Every line of the listing must be reproduced as it stands. Leave the images behind.

- MATERIAL
--------

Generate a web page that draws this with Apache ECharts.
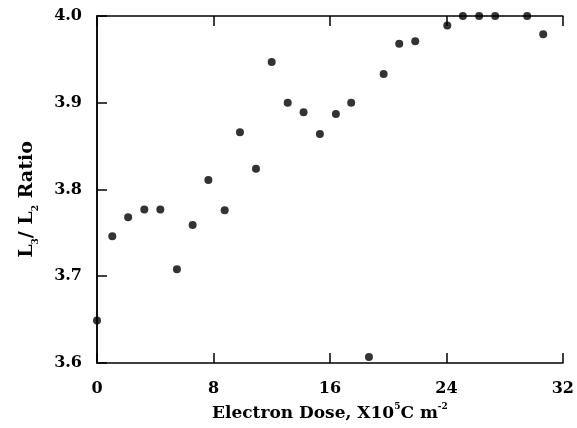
<!DOCTYPE html>
<html>
<head>
<meta charset="utf-8">
<script src="https://cdn.jsdelivr.net/npm/echarts@6/dist/echarts.min.js"></script>
<style>html,body{margin:0;padding:0;background:#fff}#c{width:577px;height:428px}</style>
</head>
<body>
<div id="c"></div>
<script>
const doseValues = [0, 1.05, 2.14, 3.25, 4.35, 5.49, 6.57, 7.65, 8.77, 9.82, 10.92, 12.0, 13.1, 14.19, 15.31, 16.41, 17.46, 18.68, 19.69, 20.76, 21.86, 24.06, 25.13, 26.25, 27.35, 29.55, 30.65];
const ratioValues = [3.649, 3.746, 3.768, 3.777, 3.777, 3.708, 3.759, 3.811, 3.776, 3.866, 3.824, 3.947, 3.900, 3.889, 3.864, 3.887, 3.900, 3.607, 3.933, 3.968, 3.971, 3.989, 4.0, 4.0, 4.0, 4.0, 3.979];
const xTicks = [0, 8, 16, 24, 32];
const yTicks = ['3.6', '3.7', '3.8', '3.9', '4.0'];

const FONT = '"DejaVu Serif", "Liberation Serif", serif';
const points = doseValues.map((x, i) => [x, ratioValues[i]]);
const chart = echarts.init(document.getElementById('c'));
const axisLineStyle = { color: '#000', width: 1.5 };
const labelStyle = { fontFamily: FONT, fontWeight: 'bold', fontSize: 16, color: '#000' };

chart.setOption({
  animation: false,
  backgroundColor: '#fff',
  grid: { left: 97, right: 14, top: 16, bottom: 65, containLabel: false },
  xAxis: [
    {
      type: 'value', min: 0, max: 32, interval: 8, position: 'bottom',
      axisLine: { lineStyle: axisLineStyle },
      axisTick: { inside: true, length: 10, lineStyle: { color: '#000', width: 1.5 } },
      splitLine: { show: false },
      axisLabel: Object.assign({ margin: 18, formatter: v => xTicks.includes(v) ? String(v) : '' }, labelStyle),
      name: '{t|Electron Dose, X10}{s|5}{t|C m}{s|-2}',
      nameLocation: 'middle', nameGap: 36,
      nameTextStyle: {
        rich: {
          t: { fontFamily: FONT, fontWeight: 'bold', fontSize: 17, color: '#000', lineHeight: 20, verticalAlign: 'bottom' },
          s: { fontFamily: FONT, fontWeight: 'bold', fontSize: 9, color: '#000', verticalAlign: 'top', lineHeight: 20, padding: [0, 0, 8, 0] }
        }
      }
    },
    {
      type: 'value', min: 0, max: 32, interval: 8, position: 'top',
      axisLine: { lineStyle: axisLineStyle },
      axisTick: { inside: true, length: 10, lineStyle: { color: '#000', width: 1.5 } },
      axisLabel: { show: false }, splitLine: { show: false }
    }
  ],
  yAxis: [
    {
      type: 'value', min: 3.6, max: 4.0, interval: 0.1, position: 'left',
      axisLine: { lineStyle: axisLineStyle },
      axisTick: { inside: true, length: 10, lineStyle: { color: '#000', width: 1.5 } },
      splitLine: { show: false },
      axisLabel: Object.assign({ margin: 15, formatter: v => yTicks[Math.round((v - 3.6) * 10)] }, labelStyle),
      name: '{t|L}{s|3}{t|/ L}{s|2}{t| Ratio}',
      nameLocation: 'middle', nameGap: 57, nameRotate: 90,
      nameTextStyle: {
        padding: [0, 20, 0, 0],
        rich: {
          t: { fontFamily: FONT, fontWeight: 'bold', fontSize: 19, color: '#000', lineHeight: 22, verticalAlign: 'top' },
          s: { fontFamily: FONT, fontWeight: 'bold', fontSize: 9, color: '#000', lineHeight: 22, verticalAlign: 'bottom' }
        }
      }
    },
    {
      type: 'value', min: 3.6, max: 4.0, interval: 0.1, position: 'right',
      axisLine: { lineStyle: axisLineStyle },
      axisTick: { show: false }, axisLabel: { show: false }, splitLine: { show: false }
    }
  ],
  series: [{
    type: 'scatter', xAxisIndex: 0, yAxisIndex: 0,
    data: points, symbol: 'circle', symbolSize: 8, clip: false,
    itemStyle: { color: '#000' }
  }]
});
</script>
</body>
</html>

--------

- SOLUTION FOR THIS TASK
Generate a web page that draws this with Apache ECharts.
<!DOCTYPE html>
<html>
<head>
<meta charset="utf-8">
<script src="https://cdn.jsdelivr.net/npm/echarts@6/dist/echarts.min.js"></script>
<style>html,body{margin:0;padding:0;background:#fff}#c{width:577px;height:428px}</style>
</head>
<body>
<div id="c"></div>
<script>
const doseValues = [0, 1.05, 2.14, 3.25, 4.35, 5.49, 6.57, 7.65, 8.77, 9.82, 10.92, 12.0, 13.1, 14.19, 15.31, 16.41, 17.46, 18.68, 19.69, 20.76, 21.86, 24.06, 25.13, 26.25, 27.35, 29.55, 30.65];
const ratioValues = [3.649, 3.746, 3.768, 3.777, 3.777, 3.708, 3.759, 3.811, 3.776, 3.866, 3.824, 3.947, 3.900, 3.889, 3.864, 3.887, 3.900, 3.607, 3.933, 3.968, 3.971, 3.989, 4.0, 4.0, 4.0, 4.0, 3.979];
const xTicks = [0, 8, 16, 24, 32];
const yTicks = ['3.6', '3.7', '3.8', '3.9', '4.0'];

const FONT = '"DejaVu Serif", "Liberation Serif", serif';
const points = doseValues.map((x, i) => [x, ratioValues[i]]);
const chart = echarts.init(document.getElementById('c'));
const axisLineStyle = { color: '#000', width: 1.5 };
const labelStyle = { fontFamily: FONT, fontWeight: 'bold', fontSize: 16, color: '#000' };

chart.setOption({
  animation: false,
  backgroundColor: '#fff',
  grid: { left: 97, right: 14, top: 16, bottom: 65, containLabel: false },
  xAxis: [
    {
      type: 'value', min: 0, max: 32, interval: 8, position: 'bottom',
      axisLine: { lineStyle: axisLineStyle },
      axisTick: { inside: true, length: 10, lineStyle: { color: '#000', width: 1.5 } },
      splitLine: { show: false },
      axisLabel: Object.assign({ margin: 18, formatter: v => xTicks.includes(v) ? String(v) : '' }, labelStyle),
      name: '{t|Electron Dose, X10}{s|5}{t|C m}{s|-2}',
      nameLocation: 'middle', nameGap: 36,
      nameTextStyle: {
        rich: {
          t: { fontFamily: FONT, fontWeight: 'bold', fontSize: 17, color: '#000', lineHeight: 20, verticalAlign: 'bottom' },
          s: { fontFamily: FONT, fontWeight: 'bold', fontSize: 9, color: '#000', verticalAlign: 'top', lineHeight: 20, padding: [0, 0, 8, 0] }
        }
      }
    },
    {
      type: 'value', min: 0, max: 32, interval: 8, position: 'top',
      axisLine: { lineStyle: axisLineStyle },
      axisTick: { inside: true, length: 10, lineStyle: { color: '#000', width: 1.5 } },
      axisLabel: { show: false }, splitLine: { show: false }
    }
  ],
  yAxis: [
    {
      type: 'value', min: 3.6, max: 4.0, interval: 0.1, position: 'left',
      axisLine: { lineStyle: axisLineStyle },
      axisTick: { inside: true, length: 10, lineStyle: { color: '#000', width: 1.5 } },
      splitLine: { show: false },
      axisLabel: Object.assign({ margin: 15, formatter: v => yTicks[Math.round((v - 3.6) * 10)] }, labelStyle),
      name: '{t|L}{s|3}{t|/ L}{s|2}{t| Ratio}',
      nameLocation: 'middle', nameGap: 57, nameRotate: 90,
      nameTextStyle: {
        padding: [0, 20, 0, 0],
        rich: {
          t: { fontFamily: FONT, fontWeight: 'bold', fontSize: 19, color: '#000', lineHeight: 22, verticalAlign: 'top' },
          s: { fontFamily: FONT, fontWeight: 'bold', fontSize: 9, color: '#000', lineHeight: 22, verticalAlign: 'bottom' }
        }
      }
    },
    {
      type: 'value', min: 3.6, max: 4.0, interval: 0.1, position: 'right',
      axisLine: { lineStyle: axisLineStyle },
      axisTick: { show: false }, axisLabel: { show: false }, splitLine: { show: false }
    }
  ],
  series: [{
    type: 'scatter', xAxisIndex: 0, yAxisIndex: 0,
    data: points, symbol: 'circle', symbolSize: 8, clip: false,
    itemStyle: { color: '#000' }
  }]
});
</script>
</body>
</html>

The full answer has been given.